Originally Posted by

**oblixps** I want to prove that |HK| = |H||K| / |H ∩ K| using group actions. First, I let H and K be subgroups of G and the set S be defined as the set of left cosets of K in G. I define a group action by a * (xK) = axK where $\displaystyle a \in H $ and $\displaystyle x \in G $.

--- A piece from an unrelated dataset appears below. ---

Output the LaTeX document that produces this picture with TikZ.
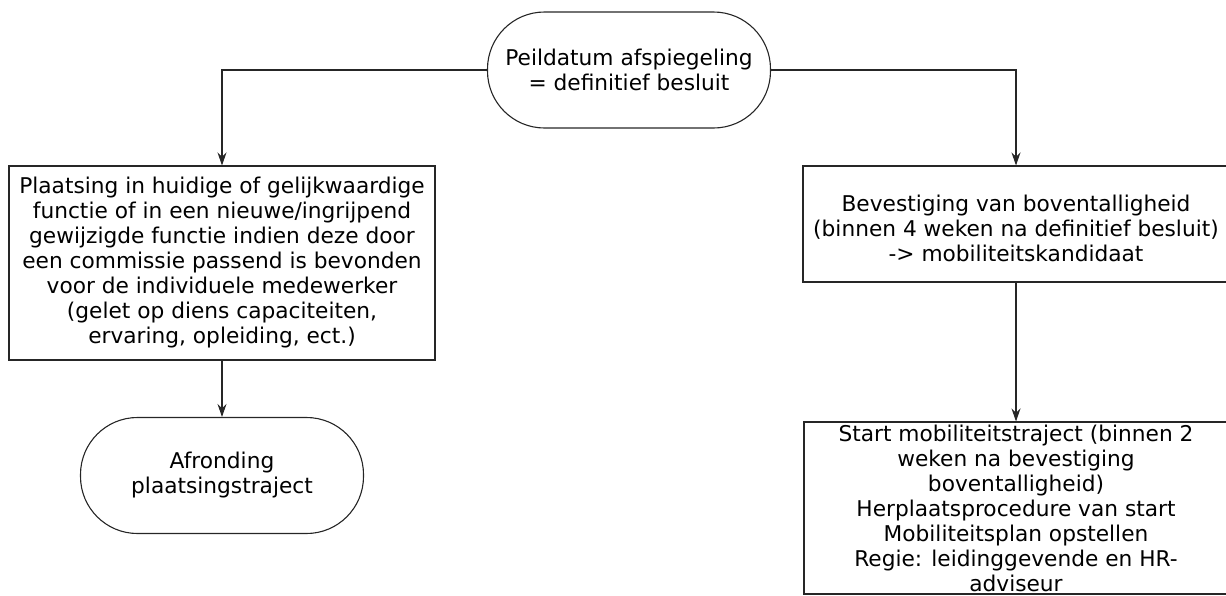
\documentclass[tikz,border=0pt]{standalone}
\usepackage{fontspec}
\setmainfont{DejaVu Sans}
\usetikzlibrary{arrows.meta}
\begin{document}
\begin{tikzpicture}[x=1pt,y=-1pt,
  every node/.style={font=\fontsize{21.7}{25}\selectfont, align=center, inner sep=0pt, line width=1.1pt, draw=black!85},
  term/.style={rounded corners=57pt, minimum width=283pt, minimum height=116pt},
  proc/.style={rectangle, minimum width=426pt},
  wide/.style={rectangle, minimum width=434pt},
  conn/.style={line width=1.1pt, draw=black!85, -{Stealth[length=13pt,width=9pt]}}
]
\useasboundingbox (0,0) rectangle (1226,595);
\node[term] (top) at (629,70) {Peildatum afspiegeling\\= definitief besluit};
\node[proc, minimum height=194pt] (left) at (222,263) {Plaatsing in huidige of gelijkwaardige\\functie of in een nieuwe/ingrijpend\\gewijzigde functie indien deze door\\een commissie passend is bevonden\\voor de individuele medewerker\\(gelet op diens capaciteiten,\\ervaring, opleiding, ect.)};
\node[term] (end) at (222,475.5) {Afronding\\plaatsingstraject};
\node[wide, minimum height=116pt] (conf) at (1020,224) {};
\node[draw=none] (conft) at (1016,228) {Bevestiging van boventalligheid\\(binnen 4 weken na definitief besluit)\\-> mobiliteitskandidaat};
\node[wide, minimum height=172pt] (start) at (1021,508) {};
\node[draw=none] (startt) at (1016,508) {Start mobiliteitstraject (binnen 2\\weken na bevestiging\\boventalligheid)\\Herplaatsprocedure van start\\Mobiliteitsplan opstellen\\Regie: leidinggevende en HR-\\adviseur};
\draw[conn] (top.west) -| (left.north);
\draw[conn] (top.east) -| (conft.north |- conf.north);
\draw[conn] (left.south) -- (end.north);
\draw[conn] (conft.south |- conf.south) -- (startt.north |- start.north);
\end{tikzpicture}
\end{document}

by considering the orbit of the element K in S, i have that the orbit of K is the set of all s = a*K = aK, such that $\displaystyle a \in H $. but this is just the set theoretic product HK, so the orbit of K is equal to HK. From the orbit stabilizer theorem, the number of elements in the orbit of K is equal to the number of left cosets of the stabilizer of K. The stabilizer of K is the set of all a such that a*K = aK = K and $\displaystyle a \in H $. but this implies that $\displaystyle a \in H $ and $\displaystyle a \in K $ so $\displaystyle a \in H \cap K $. so the stabilizer of K is the set $\displaystyle H \cap K $.

now the number of left cosets of the stabilizer of K is |H|/|H ∩ K|. therefore the orbit stabilizer theorem says that |HK| = |H|/|H ∩ K|, but i seem to be missing a factor of |K| somewhere and going through the problem I can't seem to find where it must come from. Can someone help show me what went wrong? thanks.